Franck Mancuso Express’

Ancien policier devenu scénariste et réalisateur, Franck Mancuso a mis son expérience de vingt ans dans les forces de l’ordre au service du cinéma et de la télévision. Co-scénariste de « 36 quai des Orfèvres », il a réalisé « Contre-enquête » et « R.I.F. », ainsi que plusieurs téléfilms dont la série « Lanester ». « Le Passeur » marque son entrée dans l’univers littéraire.

De la PJ au polar

ThB : La réalité derrière la fiction.


Votre expérience de plus de vingt ans à la police judiciaire me semble irriguer chaque page de « Le passeur ».

—> De là à imaginer une tension entre fidélité au réel et liberté de romancier, il n’y a qu’un pas. Est-ce que je me trompe ?

—> Est-ce que le roman vous permet de révéler sur la police ou sur l’humain, plus qu’au travers de vos expériences de scénariste et de réalisateur ?

FM : En fait, lorsque j’ai pensé à écrire un roman, mon idée était simplement d’écrire quelque chose d’original, quelque chose qui sortait des sentiers battus et pas un polar de plus car il y a suffisamment de bons auteurs dans ce genre.

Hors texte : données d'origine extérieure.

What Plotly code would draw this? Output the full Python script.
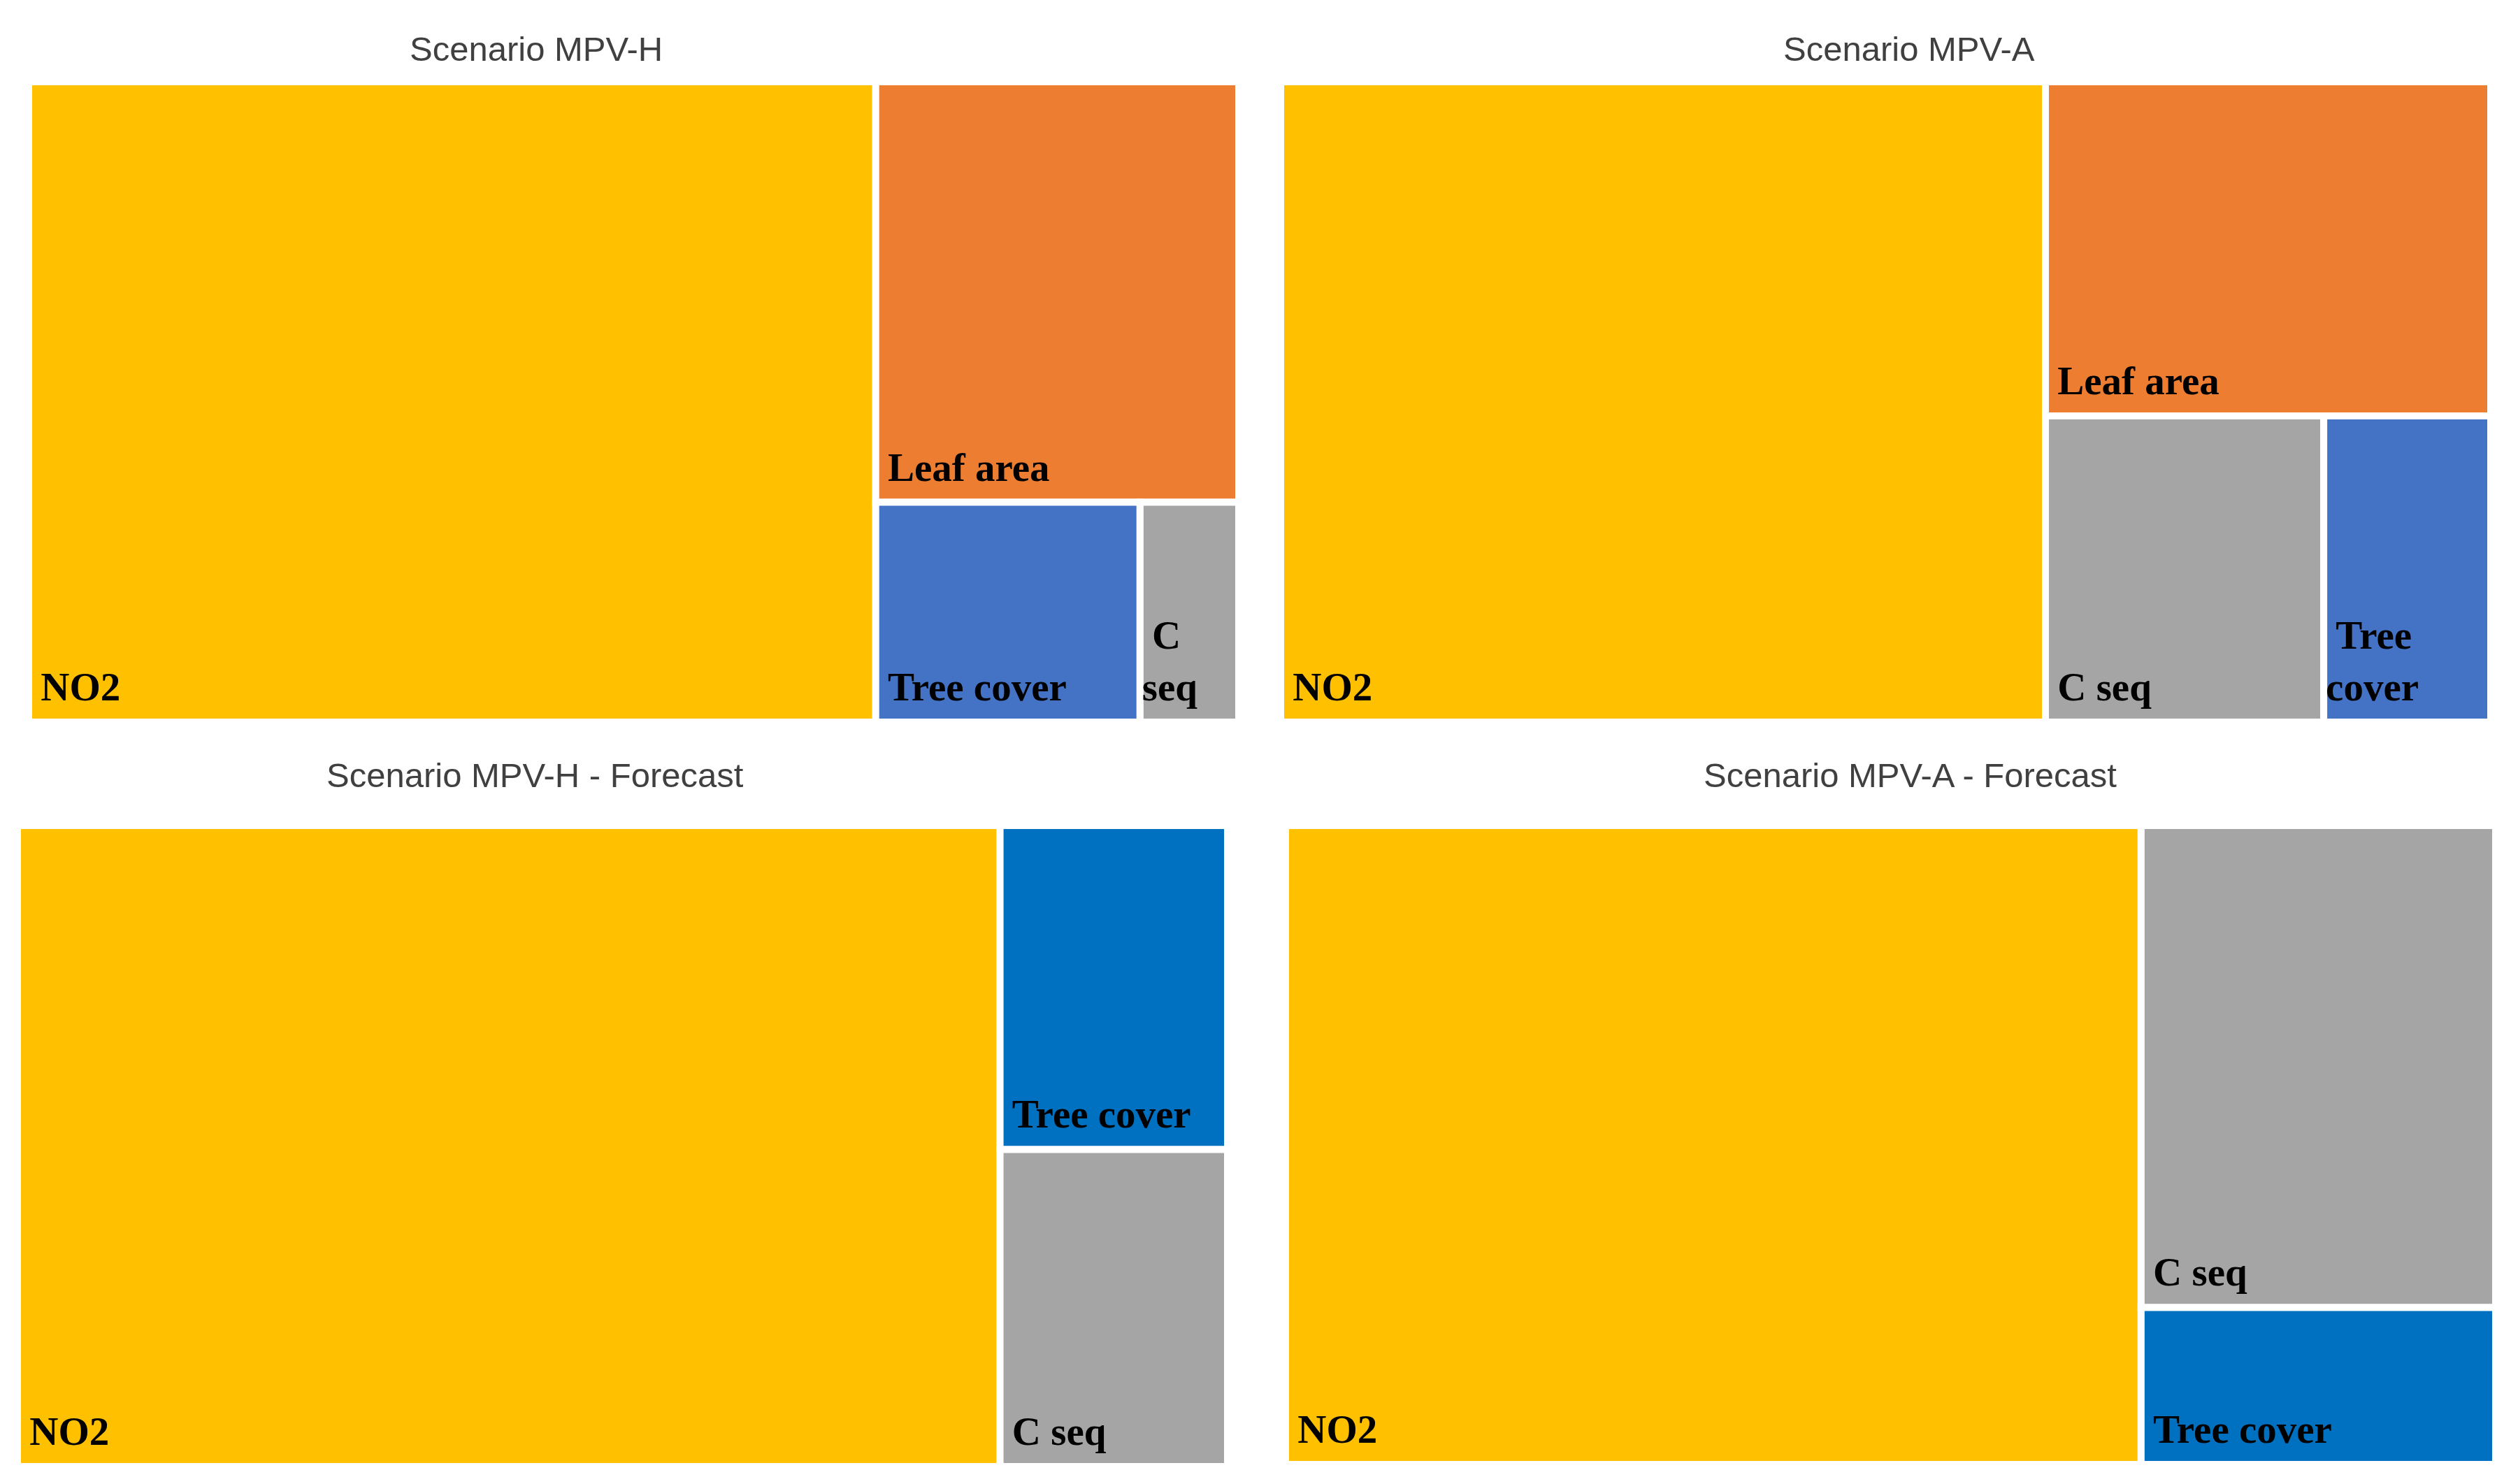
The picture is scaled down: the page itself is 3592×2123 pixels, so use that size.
import plotly.graph_objects as go

# ---- data (shares of each indicator) ----
cats_h = ["NO2", "Leaf area", "Tree cover", "C seq"]
vals_h = [70.0, 19.7, 7.5, 2.8]
text_h = ["NO2", "Leaf area", "Tree cover", "C<br>seq"]

cats_a = ["NO2", "Leaf area", "C seq", "Tree cover"]
vals_a = [63.2, 19.2, 11.0, 6.6]
text_a = ["NO2", "Leaf area", "C seq", "Tree<br>cover"]

cats_hf = ["NO2", "Tree cover", "C seq"]
vals_hf = [81.2, 9.5, 9.3]
text_hf = ["NO2", "Tree cover", "C seq"]

cats_af = ["NO2", "C seq", "Tree cover"]
vals_af = [70.7, 22.1, 7.2]
text_af = ["NO2", "C seq", "Tree cover"]

titles = ["Scenario MPV-H", "Scenario MPV-A",
          "Scenario MPV-H - Forecast", "Scenario MPV-A - Forecast"]

# ---- styling ----
PAGE_W, PAGE_H = 3592, 2123
OFF = 8                      # default body margin of the html page
W, H = PAGE_W - OFF, PAGE_H - OFF
GAP = 10
col_base = {"NO2": "#FFC000", "Leaf area": "#ED7D31", "C seq": "#A5A5A5", "Tree cover": "#4472C4"}
col_fc = {"NO2": "#FFC000", "Leaf area": "#ED7D31", "C seq": "#A5A5A5", "Tree cover": "#0070C0"}

# panel boxes in page pixels: (left, right, top, bottom)
boxes = [(46, 1767, 122, 1028), (1837, 3558, 122, 1028),
         (30, 1751, 1186, 2093), (1844, 3565, 1186, 2090)]
title_pos = [(767, 70), (2731, 70), (765, 1109), (2732, 1109)]


def fx(px):
    return (px - OFF) / W


def fy(py):
    return 1 - (py - OFF) / H


def dom(b):
    l, r, t, bt = b
    h = GAP / 2
    return dict(x=[fx(l - h), fx(r + h)], y=[fy(bt + h), fy(t - h)])


panels = [(cats_h, vals_h, text_h, col_base), (cats_a, vals_a, text_a, col_base),
          (cats_hf, vals_hf, text_hf, col_fc), (cats_af, vals_af, text_af, col_fc)]

fig = go.Figure()
for (cats, vals, txt, cmap), box in zip(panels, boxes):
    fig.add_trace(go.Treemap(
        labels=cats,
        parents=[""] * len(cats),
        values=vals,
        text=txt,
        texttemplate="\u00a0%{text}<span style='font-size:130px'>\u00a0</span>",
        textposition="bottom left",
        textfont=dict(family="Liberation Serif", size=57, color="black", weight="bold"),
        marker=dict(colors=[cmap[c] for c in cats],
                    line=dict(width=GAP, color="white"),
                    pad=dict(t=0, l=0, r=0, b=0)),
        pathbar=dict(visible=False),
        tiling=dict(packing="squarify", squarifyratio=1, pad=0),
        sort=True,
        domain=dom(box),
        hoverinfo="label+value",
    ))

for t, (x, y) in zip(titles, title_pos):
    fig.add_annotation(text=t, x=fx(x), y=fy(y), xref="paper", yref="paper",
                       xanchor="center", yanchor="middle", showarrow=False,
                       font=dict(family="Liberation Sans", size=49, color="#404040"))

fig.update_layout(
    width=W, height=H,
    margin=dict(l=0, r=0, t=0, b=0),
    paper_bgcolor="white",
    plot_bgcolor="white",
    showlegend=False,
    uniformtext=dict(minsize=57, mode="show"),
)

fig.write_html("out.html")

Je suis donc allé chercher un sujet que j’avais déjà sous le coude pour le cinéma et qui, me semblait-il, répondait au but recherché. En mêlant le polar et la fantastique, je pouvais me faire plaisir tout en étant fidèle à ce qui caractérise pour moi un bon polar, à savoir avant tout la vraisemblance des situations et des comportements.

Gabriel Spaak, flic fracassé : miroir ou contrepoint ?

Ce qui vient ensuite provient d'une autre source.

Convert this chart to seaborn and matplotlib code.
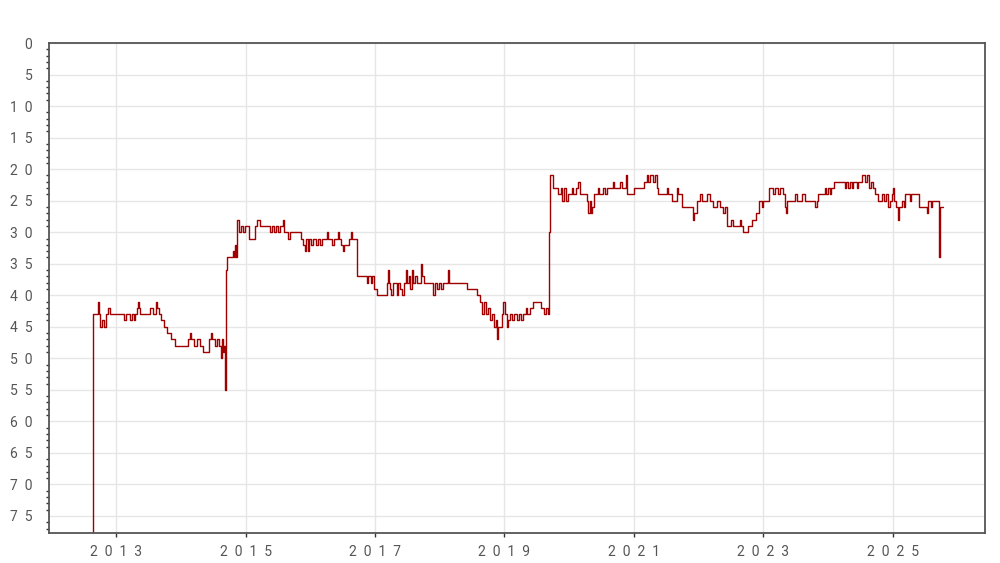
import matplotlib
matplotlib.use("Agg")
import matplotlib.pyplot as plt
from matplotlib.ticker import MultipleLocator
import pandas as pd
import seaborn as sns

# rank history (step series, lower rank = higher up)
dates = [
    "2012-08-17", "2012-08-23", "2012-09-21", "2012-09-27", "2012-10-02", "2012-10-13",
    "2012-10-24", "2012-11-04", "2012-11-16", "2012-11-27", "2013-02-15", "2013-02-26",
    "2013-03-19", "2013-03-30", "2013-04-10", "2013-04-16", "2013-04-28", "2013-05-03",
    "2013-05-09", "2013-05-14", "2013-07-10", "2013-07-26", "2013-08-13", "2013-08-18",
    "2013-08-30", "2013-09-11", "2013-09-28", "2013-10-15", "2013-11-07", "2013-11-29",
    "2014-02-11", "2014-02-22", "2014-02-28", "2014-03-15", "2014-04-01", "2014-04-18",
    "2014-05-04", "2014-06-08", "2014-06-19", "2014-06-25", "2014-07-12", "2014-07-23",
    "2014-08-04", "2014-08-15", "2014-08-21", "2014-08-26", "2014-09-01", "2014-09-07",
    "2014-09-12", "2014-09-18", "2014-10-22", "2014-10-27", "2014-11-02", "2014-11-08",
    "2014-11-13", "2014-11-24", "2014-12-06", "2014-12-17", "2014-12-29", "2015-01-21",
    "2015-02-23", "2015-03-09", "2015-03-26", "2015-05-18", "2015-05-29", "2015-06-10",
    "2015-06-21", "2015-07-02", "2015-07-14", "2015-07-30", "2015-08-05", "2015-08-28",
    "2015-09-08", "2015-11-09", "2015-11-20", "2015-12-01", "2015-12-07", "2015-12-18",
    "2015-12-24", "2016-01-04", "2016-01-15", "2016-02-02", "2016-02-13", "2016-02-26",
    "2016-03-08", "2016-04-04", "2016-04-10", "2016-05-02", "2016-05-13", "2016-06-04",
    "2016-06-10", "2016-06-21", "2016-07-02", "2016-07-08", "2016-08-05", "2016-08-17",
    "2016-08-22", "2016-09-21", "2016-11-18", "2016-11-24", "2016-12-07", "2016-12-16",
    "2016-12-28", "2017-01-13", "2017-03-10", "2017-03-16", "2017-03-21", "2017-03-27",
    "2017-04-02", "2017-04-13", "2017-05-04", "2017-05-10", "2017-05-21", "2017-06-03",
    "2017-06-14", "2017-06-25", "2017-07-01", "2017-07-12", "2017-07-17", "2017-07-29",
    "2017-08-04", "2017-08-16", "2017-08-27", "2017-09-18", "2017-09-24", "2017-10-06",
    "2017-11-25", "2017-12-06", "2017-12-19", "2017-12-29", "2018-01-10", "2018-01-21",
    "2018-02-15", "2018-02-22", "2018-06-05", "2018-08-01", "2018-08-16", "2018-08-27",
    "2018-09-08", "2018-09-19", "2018-09-30", "2018-10-12", "2018-10-23", "2018-11-03",
    "2018-11-15", "2018-11-20", "2018-11-26", "2018-12-18", "2018-12-24", "2019-01-05",
    "2019-01-16", "2019-01-22", "2019-02-02", "2019-02-13", "2019-02-24", "2019-03-13",
    "2019-03-25", "2019-04-05", "2019-04-16", "2019-05-03", "2019-05-09", "2019-05-26",
    "2019-06-12", "2019-07-27", "2019-08-13", "2019-08-24", "2019-09-04", "2019-09-10",
    "2019-09-16", "2019-10-04", "2019-11-02", "2019-11-16", "2019-11-23", "2019-12-04",
    "2019-12-16", "2019-12-28", "2020-01-16", "2020-01-25", "2020-02-10", "2020-02-22",
    "2020-03-04", "2020-04-10", "2020-04-18", "2020-04-27", "2020-05-06", "2020-05-12",
    "2020-05-19", "2020-06-15", "2020-06-20", "2020-07-13", "2020-07-22", "2020-08-01",
    "2020-09-08", "2020-09-14", "2020-10-15", "2020-10-24", "2020-11-19", "2020-11-26",
    "2020-12-31", "2021-02-25", "2021-03-15", "2021-03-24", "2021-04-03", "2021-04-18",
    "2021-04-30", "2021-05-11", "2021-05-19", "2021-07-06", "2021-07-12", "2021-08-03",
    "2021-09-01", "2021-09-10", "2021-09-29", "2021-12-04", "2021-12-08", "2021-12-22",
    "2022-01-10", "2022-01-19", "2022-02-18", "2022-03-07", "2022-03-25", "2022-04-13",
    "2022-05-01", "2022-05-20", "2022-05-29", "2022-06-09", "2022-07-06", "2022-07-15",
    "2022-08-24", "2022-08-30", "2022-09-12", "2022-10-10", "2022-10-28", "2022-11-21",
    "2022-12-11", "2022-12-24", "2023-01-02", "2023-02-01", "2023-02-28", "2023-03-09",
    "2023-03-27", "2023-04-06", "2023-04-21", "2023-05-04", "2023-05-10", "2023-05-15",
    "2023-07-01", "2023-07-10", "2023-08-07", "2023-08-25", "2023-10-21", "2023-10-30",
    "2023-11-09", "2023-12-16", "2023-12-25", "2024-01-03", "2024-01-15", "2024-01-21",
    "2024-02-03", "2024-04-08", "2024-04-13", "2024-04-27", "2024-05-06", "2024-05-15",
    "2024-05-24", "2024-06-12", "2024-06-21", "2024-07-11", "2024-07-29", "2024-08-12",
    "2024-08-21", "2024-08-30", "2024-09-10", "2024-09-25", "2024-10-13", "2024-11-02",
    "2024-11-15", "2024-11-25", "2024-12-07", "2024-12-17", "2024-12-28", "2025-01-06",
    "2025-01-11", "2025-01-22", "2025-01-29", "2025-02-05", "2025-02-24", "2025-03-05",
    "2025-03-13", "2025-04-09", "2025-04-17", "2025-05-28", "2025-07-13", "2025-07-22",
    "2025-08-06", "2025-08-13", "2025-09-21", "2025-09-25", "2025-10-12",
]
rank = [
    90, 43, 41, 43, 45, 44,
    45, 43, 42, 43, 44, 43,
    44, 43, 44, 43, 42, 41,
    42, 43, 42, 43, 41, 42,
    43, 44, 45, 46, 47, 48,
    47, 46, 47, 48, 47, 48,
    49, 47, 46, 47, 48, 47,
    48, 50, 47, 49, 48, 55,
    36, 34, 33, 34, 32, 34,
    28, 30, 29, 30, 29, 31,
    29, 28, 29, 30, 29, 30,
    29, 30, 29, 28, 30, 31,
    30, 31, 32, 33, 31, 33,
    31, 32, 31, 32, 31, 32,
    31, 30, 31, 32, 31, 30,
    31, 32, 33, 32, 31, 30,
    31, 37, 38, 37, 38, 37,
    39, 40, 38, 36, 38, 39,
    40, 38, 40, 38, 39, 40,
    38, 36, 38, 37, 39, 36,
    38, 37, 38, 35, 37, 38,
    40, 38, 39, 38, 39, 38,
    36, 38, 39, 40, 41, 43,
    41, 43, 42, 44, 43, 45,
    44, 47, 45, 43, 41, 43,
    45, 44, 43, 44, 43, 44,
    43, 44, 43, 42, 43, 42,
    41, 42, 43, 42, 43, 30,
    21, 23, 24, 23, 25, 23,
    25, 24, 23, 24, 23, 22,
    24, 25, 27, 25, 27, 26,
    24, 23, 24, 23, 24, 23,
    22, 23, 22, 23, 21, 24,
    23, 22, 21, 22, 21, 22,
    21, 23, 24, 23, 24, 25,
    23, 24, 26, 28, 27, 25,
    24, 25, 24, 25, 26, 25,
    26, 27, 26, 29, 28, 29,
    28, 29, 30, 29, 28, 27,
    25, 26, 25, 23, 24, 23,
    24, 23, 24, 26, 27, 25,
    24, 25, 24, 25, 26, 25,
    24, 23, 24, 23, 24, 23,
    22, 23, 22, 23, 22, 23,
    22, 23, 22, 21, 22, 21,
    23, 22, 23, 24, 25, 24,
    25, 24, 26, 25, 24, 23,
    25, 26, 28, 26, 25, 26,
    24, 25, 24, 26, 27, 25,
    26, 25, 34, 26, 26,
]

year_ticks = [2013, 2015, 2017, 2019, 2021, 2023, 2025]
rank_ticks = list(range(0, 80, 5))


def spaced(text):
    return "  ".join(str(text))


df = pd.DataFrame({"date": pd.to_datetime(dates), "rank": rank})

sns.set_style("white")
plt.rcParams["font.family"] = ["Roboto", "DejaVu Sans"]

fig = plt.figure(figsize=(10, 5.63), dpi=100)
ax = fig.add_axes([0.049, 0.0533, 0.936, 0.8703])

sns.lineplot(data=df, x="date", y="rank", ax=ax, color="#a00000",
             linewidth=1.0, drawstyle="steps-post", estimator=None)

ax.set_xlim(pd.Timestamp("2011-12-18"), pd.Timestamp("2026-06-07"))
ax.set_ylim(77.7, 0)

ax.set_yticks(rank_ticks)
ax.set_yticklabels([spaced(v) for v in rank_ticks])
ax.yaxis.set_minor_locator(MultipleLocator(1))
ax.set_xticks([pd.Timestamp(f"{y}-01-01") for y in year_ticks])
ax.set_xticklabels([spaced(y) for y in year_ticks])

ax.set_xlabel("")
ax.set_ylabel("")
ax.grid(True, which="major", color="#e6e6e6", linewidth=1.0)
ax.tick_params(axis="both", which="major", labelsize=10, labelcolor="#555555",
               color="#333333", length=3, width=1)
ax.tick_params(axis="y", which="major", length=4, pad=8)
ax.tick_params(axis="y", which="minor", left=True, length=2, width=1, color="#333333")
ax.tick_params(axis="x", which="major", bottom=True, pad=6)

for side in ["top", "right", "left", "bottom"]:
    ax.spines[side].set_color("#555555")
    ax.spines[side].set_linewidth(1.3)

fig.savefig("out.png", dpi=100)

ThB : Gabriel Spaak, commandant à la brigade criminelle, est un homme brisé par la perte de sa famille.

Ce personnage, à la fois solitaire et obstiné, semble vous tenir à cœur.

—> Qu’est-ce qui vous attire dans ces figures de policiers au bord de la rupture ?

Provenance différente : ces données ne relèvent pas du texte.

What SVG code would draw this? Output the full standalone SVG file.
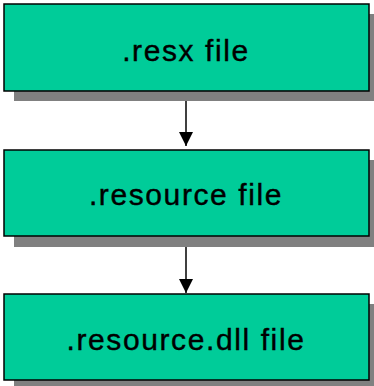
<svg xmlns="http://www.w3.org/2000/svg" width="374" height="386" viewBox="0 0 374 386">
<style>
.shadow{fill:#808080;}
.box{fill:#00CC99;stroke:#000;stroke-width:1.5;}
.lbl{font-family:"Liberation Sans",Arial,sans-serif;font-size:30px;letter-spacing:1.6px;fill:#000;stroke:#000;stroke-width:0.4;text-anchor:middle;}
.conn{stroke:#000;stroke-width:1.5;fill:none;}
</style>
<defs>
<marker id="ah" viewBox="0 0 14 14" refX="14" refY="7" markerWidth="14" markerHeight="14" markerUnits="userSpaceOnUse" orient="auto">
<path d="M0,0 L14,7 L0,14 Z" fill="#000"/>
</marker>
</defs>
<rect width="374" height="386" fill="#fff"/>
<g id="n1">
<rect class="shadow" x="14" y="14" width="365" height="87"/>
<rect class="box" x="4" y="4" width="365" height="87"/>
<text class="lbl" x="186" y="61">.resx file</text>
</g>
<g id="n2">
<rect class="shadow" x="14" y="160" width="365" height="87"/>
<rect class="box" x="4" y="150" width="365" height="86"/>
<text class="lbl" x="186" y="205">.resource file</text>
</g>
<g id="n3">
<rect class="shadow" x="14" y="304" width="365" height="87"/>
<rect class="box" x="4" y="294" width="365" height="86"/>
<text class="lbl" x="186" y="350">.resource.dll file</text>
</g>
<g id="connectors">
<line class="conn" x1="186" y1="101" x2="186" y2="146" marker-end="url(#ah)"/>
<line class="conn" x1="186" y1="247" x2="186" y2="293" marker-end="url(#ah)"/>
</g>
</svg>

—> En quoi Gabriel vous ressemble-t-il et en quoi pourrait-il être votre opposé ?

FM : La présence de ce flic voulant mettre fin à ses jours à cet endroit et à cet instant était la condition nécessaire de la rencontre avec mon Taxi, et donc de la création du couple qui serait le moteur de mon histoire. Une fois ce tandem original mis en place, mon flic agit comme il l’a toujours fait en tant que flic, avec certainement quelque chose en plus, qui tient de l’interrogation, voire de la sidération.

Comme tout personnage de flic que je crée, il y a un peu de moi chez Spaak. Un peu. En fait, j’essaie toujours de me dire : « toi, quand tu étais flic, dans cette situation, tu aurais fait quoi ? ».

Paris : la nuit, la tempête

ThB : L’intrigue se déroule dans un Paris nocturne, pluvieux, presque fantomatique. Le dernier souvenir d’un auteur se plaisant à faire évoluer ses personnages dans la pluie, la nuit — dans une colère des cieux, il s’agissait de livres de Dolorès Redondo…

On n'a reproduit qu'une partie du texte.